Correspondance de Voltaire/1738/Lettre 864
Je fais mon très-Humble compliment à l’honnête homme, quel qu’il soit, qui a fait cette jolie comédie du Gascon de La Fontaine, dont on m’a dit tant de bien.
Puisque vous êtes coadjuteur de. M. d’Argental, dans le pénible emploi de mon ange gardien, voici de quoi faire usage de vos bontés. Je vous envoie, ange gardien charmant, une petite addition à un mémoire que je suis obligé de publier au sujet des Éléments de Newton, débités trop précipitamment, etc. Cette petite addition vous mettra au fait. Vous connaissez mon caractère, vous savez combien je suis vrai.
J’ai poussé la vertu jusques à l’imprudence[1].
Autre tracasserie : des Épîtres nouvelles, dont je ne veux certainement pas être l’auteur, des imputations que vous savez que je ne mérite pas, un vers qu’on applique à la fille[2] d’un ministre ! Je suis au désespoir ! J’ai mille obligations à ce ministre. Il y a vingt-cinq ans que je suis attaché à la mère de la personne à qui l’on ose faire cette application malheureuse. J’aime personnellement cette personne ; son mari, que je pleure encore, est mort dans mes bras ; par quelle rage, par quelle démence aurais-je pu l’offenser ? Sur quoi fonde-t-on cette interprétation si maligne ? A-t-elle jamais fait des couplets contre quelqu’un ? Si on persiste à répandre un venin si affreux sur des choses si innocentes, il faut renoncer aux vers, à la prose, à la vie.
J’ai fait la valeur de quatre nouveaux actes à Mérope, j’y travaille encore : voilà pourquoi je ne l’ai point envoyée à Mme de Richelieu. Si vous la voyez, dites-lui à l’oreille un mot de réponse. Je me recommande à Raphaël, lorsque Gabriel s’en va au diable. Mme du Châtelet, qui vous aime infiniment, vous fait les plus tendres compliments. Je vous suis attaché comme à monsieur votre frère ; que puis-je dire de mieux ? Adieu, Castor et Pollux, mea sidéra, qui n’habiterez bientôt plus le même hémisphère.
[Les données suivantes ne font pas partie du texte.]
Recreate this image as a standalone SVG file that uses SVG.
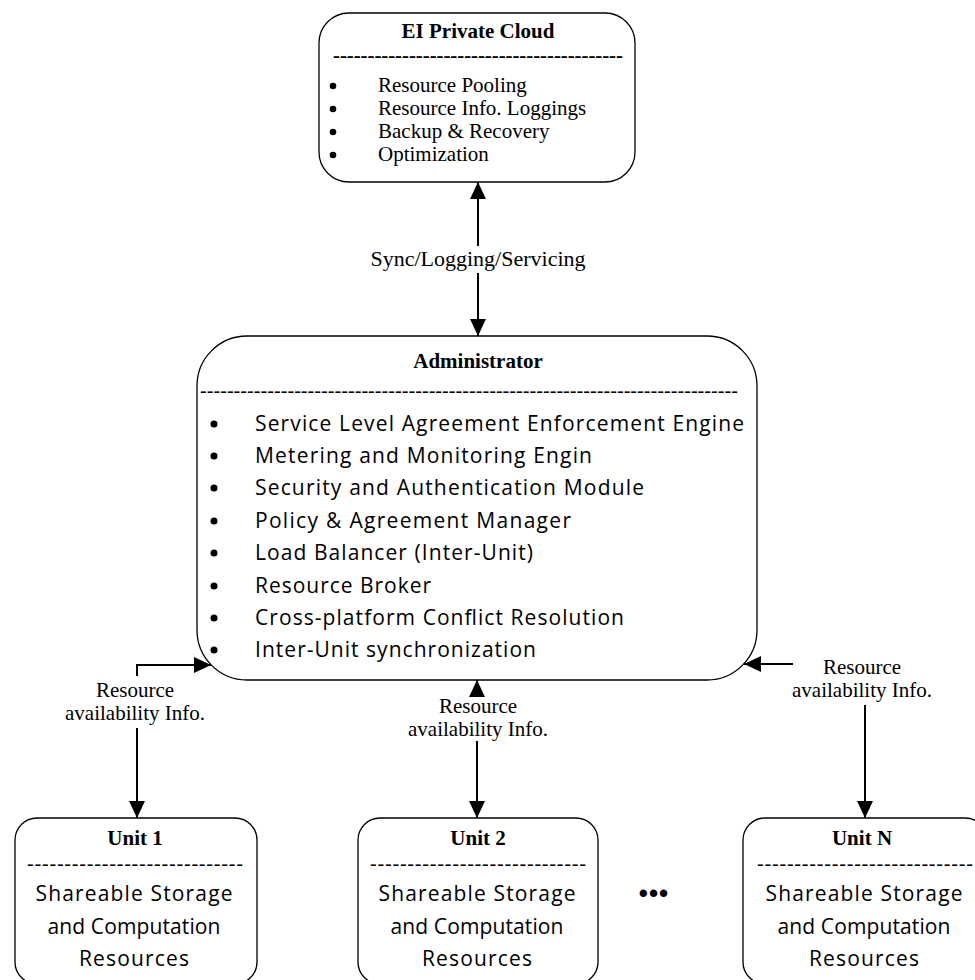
<svg xmlns="http://www.w3.org/2000/svg" width="975" height="980" viewBox="0 0 975 980">
<style>
.box{fill:#fff;stroke:#000;stroke-width:1.3}
.serif{font-family:"Liberation Serif","Times New Roman",serif;font-size:21px;fill:#000}
.bold{font-weight:bold}
.sans{font-family:"Open Sans","Liberation Sans",sans-serif;font-size:21px;fill:#000}
.usans{font-family:"Open Sans","Liberation Sans",sans-serif;font-size:21px;fill:#000}
.mid{text-anchor:middle}
.conn{fill:none;stroke:#000;stroke-width:2}
</style>
<defs>
<marker id="ah" markerUnits="userSpaceOnUse" markerWidth="18" markerHeight="17" refX="17" refY="8" orient="auto">
<path d="M0,0 L17,8 L0,16 z" fill="#000"/>
</marker>
</defs>
<rect width="975" height="980" fill="#fff"/>

<g id="ei-cloud">
<rect class="box" x="319" y="13" width="316" height="169" rx="30"/>
<text class="serif bold mid" x="478" y="38">EI Private Cloud</text>
<text class="serif bold" x="333" y="62" textLength="290" lengthAdjust="spacing">------------------------------------------</text>
<circle cx="333" cy="86" r="3.3"/><text class="serif" x="378" y="92">Resource Pooling</text>
<circle cx="333" cy="109" r="3.3"/><text class="serif" x="378" y="115">Resource Info. Loggings</text>
<circle cx="333" cy="132" r="3.3"/><text class="serif" x="378" y="138">Backup &amp; Recovery</text>
<circle cx="333" cy="155" r="3.3"/><text class="serif" x="378" y="161">Optimization</text>
</g>

<g id="administrator">
<rect class="box" x="197" y="336" width="560" height="344" rx="50"/>
<text class="serif bold mid" x="478" y="368">Administrator</text>
<text class="sans" x="200" y="398" textLength="538" lengthAdjust="spacing">--------------------------------------------------------------------------------</text>
<circle cx="214" cy="424" r="3.5"/><text class="sans" x="255" y="431" textLength="489" lengthAdjust="spacing">Service Level Agreement Enforcement Engine</text>
<circle cx="214" cy="456" r="3.5"/><text class="sans" x="255" y="463" textLength="337" lengthAdjust="spacing">Metering and Monitoring Engin</text>
<circle cx="214" cy="488" r="3.5"/><text class="sans" x="255" y="495" textLength="389" lengthAdjust="spacing">Security and Authentication Module</text>
<circle cx="214" cy="521" r="3.5"/><text class="sans" x="255" y="528" textLength="316" lengthAdjust="spacing">Policy &amp; Agreement Manager</text>
<circle cx="214" cy="553" r="3.5"/><text class="sans" x="255" y="560" textLength="278" lengthAdjust="spacing">Load Balancer (Inter-Unit)</text>
<circle cx="214" cy="586" r="3.5"/><text class="sans" x="255" y="593" textLength="176" lengthAdjust="spacing">Resource Broker</text>
<circle cx="214" cy="618" r="3.5"/><text class="sans" x="255" y="625" textLength="369" lengthAdjust="spacing">Cross-platform Conflict Resolution</text>
<circle cx="214" cy="650" r="3.5"/><text class="sans" x="255" y="657" textLength="281" lengthAdjust="spacing">Inter-Unit synchronization</text>
</g>

<g id="unit-1">
<rect class="box" x="15" y="818" width="242" height="166" rx="22"/>
<text class="serif bold mid" x="135" y="845">Unit 1</text>
<text class="usans" x="27" y="871" textLength="216" lengthAdjust="spacing">-----------------------------</text>
<text class="usans mid" x="134" y="901" textLength="197" lengthAdjust="spacing">Shareable Storage</text>
<text class="usans mid" x="134" y="934" textLength="173" lengthAdjust="spacing">and Computation</text>
<text class="usans mid" x="134" y="966" textLength="110" lengthAdjust="spacing">Resources</text>
</g>

<g id="unit-2">
<rect class="box" x="358" y="818" width="240" height="166" rx="22"/>
<text class="serif bold mid" x="478" y="845">Unit 2</text>
<text class="usans" x="370" y="871" textLength="216" lengthAdjust="spacing">-----------------------------</text>
<text class="usans mid" x="477" y="901" textLength="197" lengthAdjust="spacing">Shareable Storage</text>
<text class="usans mid" x="477" y="934" textLength="173" lengthAdjust="spacing">and Computation</text>
<text class="usans mid" x="477" y="966" textLength="110" lengthAdjust="spacing">Resources</text>
</g>

<g id="ellipsis">
<text x="654" y="902" font-family="Liberation Sans, sans-serif" font-size="26" font-weight="bold" text-anchor="middle" letter-spacing="1">•••</text>
</g>

<g id="unit-n">
<rect class="box" x="743" y="818" width="244" height="166" rx="22"/>
<text class="serif bold mid" x="862" y="845">Unit N</text>
<text class="usans" x="757" y="871" textLength="216" lengthAdjust="spacing">-----------------------------</text>
<text class="usans mid" x="864" y="901" textLength="197" lengthAdjust="spacing">Shareable Storage</text>
<text class="usans mid" x="864" y="934" textLength="173" lengthAdjust="spacing">and Computation</text>
<text class="usans mid" x="864" y="966" textLength="110" lengthAdjust="spacing">Resources</text>
</g>

<g id="connectors">
<line class="conn" x1="478" y1="246" x2="478" y2="182" marker-end="url(#ah)"/>
<line class="conn" x1="478" y1="273" x2="478" y2="336" marker-end="url(#ah)"/>
<text class="serif mid" x="478" y="266" style="font-size:22px">Sync/Logging/Servicing</text>

<path class="conn" d="M137,676 L137,665 L211,665" marker-end="url(#ah)"/>
<line class="conn" x1="137" y1="728" x2="137" y2="818" marker-end="url(#ah)"/>
<text class="serif mid" x="135" y="697">Resource</text>
<text class="serif mid" x="135" y="720">availability Info.</text>

<line class="conn" x1="477" y1="697" x2="477" y2="680" marker-end="url(#ah)"/>
<line class="conn" x1="477" y1="741" x2="477" y2="818" marker-end="url(#ah)"/>
<text class="serif mid" x="478" y="713">Resource</text>
<text class="serif mid" x="478" y="736">availability Info.</text>

<line class="conn" x1="793" y1="664" x2="744" y2="664" marker-end="url(#ah)"/>
<line class="conn" x1="865" y1="705" x2="865" y2="818" marker-end="url(#ah)"/>
<text class="serif mid" x="862" y="674">Resource</text>
<text class="serif mid" x="862" y="697">availability Info.</text>
</g>
</svg>
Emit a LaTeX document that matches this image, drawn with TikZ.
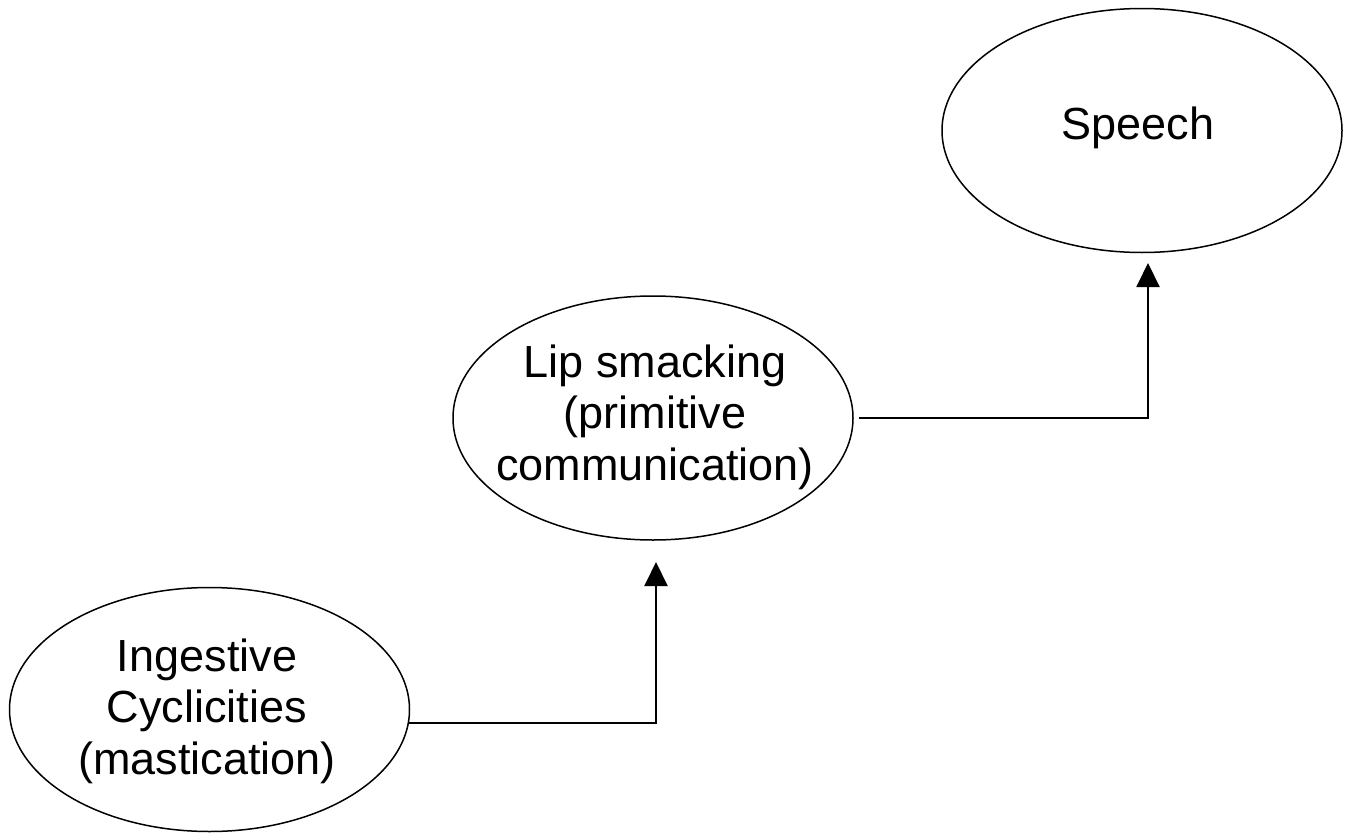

Ordonnez ce qu’il faut faire pour réparer le malheur de cette horrible application. J’écris à Prault de tout supprimer ; j’écris à monsieur votre frère en conséquence. Je vous demande en grâce le secret sur les Épîtres que je désavoue, et la plus vive protection sur l’abus qu’on en fait. Mme du Châtelet vous fait les plus tendres compliments, et partage ma reconnaissance. Vous devriez bien nous faire avoir le Fat puni[3] ; on dit qu’il est charmant.